In fact, perhaps the saving grace of The Most Bold and Daring Act of the Age is the characters. Along with Kirkpatrick, Henry’s wife Dihya is another person ready to go to hell and back for the one she loves. In a time where men were people and women were objects, Dihya is a woman who demands to be heard amidst the cacophony of sexism. She has not broken the mold – she was never in it to begin with. I would find myself turning the pages in hopes of finding a chapter where Dihya was present. She commands every scene she is in, whether in passing or in full. Dihya was, without a doubt, the saving grace of the story.

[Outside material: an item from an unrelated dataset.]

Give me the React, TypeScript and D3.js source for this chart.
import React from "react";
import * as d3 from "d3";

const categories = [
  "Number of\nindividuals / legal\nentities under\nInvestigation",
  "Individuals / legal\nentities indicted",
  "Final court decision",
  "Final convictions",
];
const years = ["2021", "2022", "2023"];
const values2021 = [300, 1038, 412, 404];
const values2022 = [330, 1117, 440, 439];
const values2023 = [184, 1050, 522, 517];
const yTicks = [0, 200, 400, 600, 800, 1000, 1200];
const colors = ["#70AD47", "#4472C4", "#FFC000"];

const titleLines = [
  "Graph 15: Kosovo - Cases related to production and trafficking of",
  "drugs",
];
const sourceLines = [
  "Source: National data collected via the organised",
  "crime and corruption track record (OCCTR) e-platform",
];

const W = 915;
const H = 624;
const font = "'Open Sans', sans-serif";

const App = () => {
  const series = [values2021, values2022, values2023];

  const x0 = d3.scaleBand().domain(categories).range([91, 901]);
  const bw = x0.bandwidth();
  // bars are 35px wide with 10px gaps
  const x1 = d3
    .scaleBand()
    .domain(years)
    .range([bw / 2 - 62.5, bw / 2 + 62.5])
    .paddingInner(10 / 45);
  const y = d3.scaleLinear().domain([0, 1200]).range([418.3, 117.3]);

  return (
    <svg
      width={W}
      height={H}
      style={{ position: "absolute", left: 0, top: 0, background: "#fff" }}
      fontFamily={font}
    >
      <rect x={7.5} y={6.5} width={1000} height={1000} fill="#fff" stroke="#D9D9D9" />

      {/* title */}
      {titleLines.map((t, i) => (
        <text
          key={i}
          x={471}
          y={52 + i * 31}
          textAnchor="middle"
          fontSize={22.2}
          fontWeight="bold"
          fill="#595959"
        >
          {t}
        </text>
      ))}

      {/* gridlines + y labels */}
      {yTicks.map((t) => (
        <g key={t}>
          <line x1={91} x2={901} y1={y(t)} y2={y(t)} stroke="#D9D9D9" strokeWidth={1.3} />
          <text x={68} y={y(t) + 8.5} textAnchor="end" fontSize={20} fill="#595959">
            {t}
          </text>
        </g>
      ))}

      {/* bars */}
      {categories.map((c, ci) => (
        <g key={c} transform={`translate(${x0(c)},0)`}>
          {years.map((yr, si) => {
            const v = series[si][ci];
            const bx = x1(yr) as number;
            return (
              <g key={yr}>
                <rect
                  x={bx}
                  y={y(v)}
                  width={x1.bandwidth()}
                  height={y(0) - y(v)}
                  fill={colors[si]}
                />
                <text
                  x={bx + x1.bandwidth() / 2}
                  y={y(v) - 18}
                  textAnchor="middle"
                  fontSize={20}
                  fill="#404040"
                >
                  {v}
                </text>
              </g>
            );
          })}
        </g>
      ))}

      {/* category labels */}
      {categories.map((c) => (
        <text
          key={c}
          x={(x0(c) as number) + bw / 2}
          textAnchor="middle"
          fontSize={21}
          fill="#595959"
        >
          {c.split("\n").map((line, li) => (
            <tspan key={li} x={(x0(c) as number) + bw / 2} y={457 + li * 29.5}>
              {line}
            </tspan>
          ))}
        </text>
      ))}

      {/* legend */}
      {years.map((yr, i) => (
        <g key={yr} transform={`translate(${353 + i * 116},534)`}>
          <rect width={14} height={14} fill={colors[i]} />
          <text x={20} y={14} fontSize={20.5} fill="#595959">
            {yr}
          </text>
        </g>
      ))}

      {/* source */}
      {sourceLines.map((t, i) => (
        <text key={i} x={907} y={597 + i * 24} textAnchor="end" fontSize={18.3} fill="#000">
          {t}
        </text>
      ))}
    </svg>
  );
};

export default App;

Unfortunately, Dihya alone couldn’t save this novel. Despite being a strong, confident woman, she wasn’t treated with the respect she deserved. In fact, none of the women were. Of the many, many routes Dihya could have taken to save her husband, she joins a brothel. It is the obvious choice, and a frustrating one. There are barely any women in this novel, and those that are have fleeting purposes. As soon as Dihya joined the brothel, she went from a woman to yet another object to be passed around. Her integrity and strength seem to dissipate in the blink of an eye. (At one point, Dihya is supposedly aroused by another woman shaving and oiling her belle chose, as if she is not completely consumed with fury and trepidation about her mission. It seemed like a cheap way to inject some kind of sexual tension into the novel.) I cannot condone a novel that treats women so blatantly poorly with little concern of the realism that is given to the male characters without a second thought.

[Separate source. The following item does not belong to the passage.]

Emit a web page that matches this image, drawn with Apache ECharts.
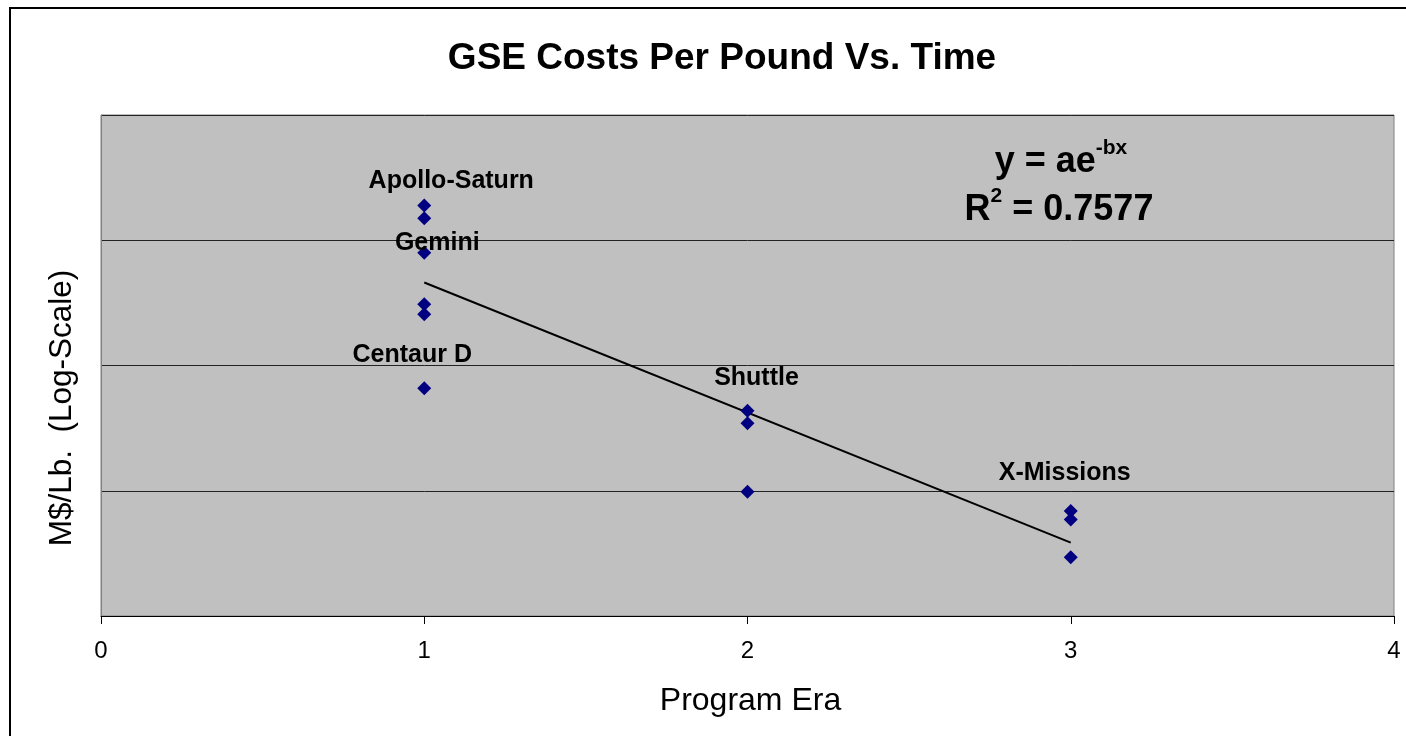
<!DOCTYPE html>
<html>
<head>
<meta charset="utf-8">
<title>GSE Costs Per Pound Vs. Time</title>
<script src="https://cdn.jsdelivr.net/npm/echarts@6/dist/echarts.min.js"></script>
<style>
  html, body { margin: 0; padding: 0; background: #fff; }
  #chart { width: 1406px; height: 736px; }
</style>
</head>
<body>
<div id="chart"></div>
<script>
// Program era (x) and GSE cost per pound in M$/lb (y, log scale)
const era = [1, 1, 1, 1, 1, 1, 2, 2, 2, 3, 3, 3];
const costPerLb = [1.89, 1.50, 0.796, 0.308, 0.256, 0.0658, 0.0436, 0.0346, 0.0098, 0.0069, 0.0059, 0.00294];
const pointLabels = ['Apollo-Saturn', '', 'Gemini', '', '', 'Centaur D', 'Shuttle', '', '', 'X-Missions', '', ''];

// Exponential trendline end points (a straight line on the log axis)
const trendEra = [1, 3];
const trendCost = [0.46, 0.00385];

const xTicks = [0, 1, 2, 3, 4];
const equationText = ['y = ae', '-bx'];
const rSquaredText = ['R', '2', ' = 0.7577'];
const yAxisTitle = 'M$/Lb.  (Log-Scale)';

// Label placement relative to the point it names (pixels)
const labelOffsets = {
  'Apollo-Saturn': [27, -25],
  'Gemini': [13, -10],
  'Centaur D': [-12, -33],
  'Shuttle': [9, -33],
  'X-Missions': [-6, -38]
};

const FONT = '"Liberation Sans", Arial, Helvetica, sans-serif';

const scatterData = era.map((x, i) => {
  const name = pointLabels[i];
  const item = { value: [x, costPerLb[i]] };
  if (name) {
    item.name = name;
    item.label = {
      show: true,
      formatter: name,
      position: 'inside',
      align: 'center',
      verticalAlign: 'middle',
      offset: labelOffsets[name],
      fontFamily: FONT,
      fontWeight: 'bold',
      fontSize: 25,
      color: '#000'
    };
  }
  return item;
});

const eqRich = {
  b: { fontFamily: FONT, fontWeight: 'bold', fontSize: 36, color: '#000', verticalAlign: 'bottom', lineHeight: 42 },
  s: { fontFamily: FONT, fontWeight: 'bold', fontSize: 21, color: '#000', verticalAlign: 'top', lineHeight: 42, padding: [0, 0, 20, 0] }
};

const chart = echarts.init(document.getElementById('chart'));

chart.setOption({
  animation: false,
  backgroundColor: '#ffffff',
  title: {
    text: 'GSE Costs Per Pound Vs. Time',
    left: 717,
    top: 35,
    textAlign: 'center',
    textStyle: { fontFamily: FONT, fontWeight: 'bold', fontSize: 37, color: '#000' }
  },
  grid: {
    left: 101, right: 12, top: 115, bottom: 120,
    show: true,
    backgroundColor: '#c0c0c0',
    borderColor: '#808080',
    borderWidth: 1
  },
  xAxis: {
    type: 'value',
    min: xTicks[0],
    max: xTicks[xTicks.length - 1],
    interval: 1,
    name: 'Program Era',
    nameLocation: 'middle',
    nameGap: 69,
    nameTextStyle: { fontFamily: FONT, fontSize: 32, color: '#000', padding: [0, 0, 0, 6] },
    axisLine: { show: true, lineStyle: { color: '#000', width: 1 } },
    axisTick: { show: true, length: 8, lineStyle: { color: '#000' } },
    axisLabel: { fontFamily: FONT, fontSize: 24, color: '#000', margin: 23 },
    splitLine: { show: false }
  },
  yAxis: {
    type: 'log',
    logBase: 10,
    min: 0.001,
    max: 10,
    axisLine: { show: true, lineStyle: { color: '#808080', width: 1 } },
    axisTick: { show: false },
    axisLabel: { show: false },
    splitLine: { show: true, lineStyle: { color: '#222', width: 1 } }
  },
  series: [
    {
      name: 'Trend',
      type: 'line',
      data: trendEra.map((x, i) => [x, trendCost[i]]),
      showSymbol: false,
      symbol: 'none',
      lineStyle: { color: '#000', width: 2 },
      z: 3,
      silent: true
    },
    {
      name: 'GSE cost',
      type: 'scatter',
      symbol: 'diamond',
      symbolSize: 14,
      itemStyle: { color: '#000080', opacity: 1 },
      data: scatterData,
      z: 4
    }
  ],
  graphic: [
    {
      type: 'rect',
      shape: { x: 10, y: 8, width: 1420, height: 760 },
      style: { fill: 'none', stroke: '#000', lineWidth: 2 },
      silent: true,
      z: 100
    },
    {
      type: 'text',
      x: 62,
      y: 408,
      rotation: Math.PI / 2,
      style: {
        text: yAxisTitle,
        align: 'center',
        verticalAlign: 'middle',
        fontFamily: FONT,
        fontSize: 31.5,
        fill: '#000'
      },
      z: 50
    },
    {
      type: 'text',
      x: 1061,
      y: 159,
      style: {
        text: '{b|' + equationText[0] + '}{s|' + equationText[1] + '}',
        align: 'center',
        verticalAlign: 'middle',
        rich: eqRich
      },
      z: 50
    },
    {
      type: 'text',
      x: 1059,
      y: 207,
      style: {
        text: '{b|' + rSquaredText[0] + '}{s|' + rSquaredText[1] + '}{b|' + rSquaredText[2] + '}',
        align: 'center',
        verticalAlign: 'middle',
        rich: eqRich
      },
      z: 50
    }
  ]
});
</script>
</body>
</html>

Another issue for me, not from a moral standpoint, is the use of drawings to try and explain how certain areas look or the trajectory that a fight follows. I’m not opposed to the notion of including a drawing or two, but in this case they seemed to stand in for proper descriptions of said events. The fight scenes between Kirkpatrick’s boat and other vessels confused me every single time. Sure, I could flip to the end of the chapter to see the actual footprint, but I’m reading a novel, not a picture book. It didn’t sit well with me.

Finally, technically speaking, there are many mistakes that hold the book back from flowing smoothly, such as:

A lack of quotations for dialogue on pages 6, 11, 22, and more.

‘Wisitors’ instead of ‘visitors’ on page 159.

No period on page 52.

Such small details are often overlooked, but contribute greatly to whether a book succeeds or not.

Overall, while The Most Bold and Daring Act of the Age is certainly an adventure, it is one that I do not wish to partake in.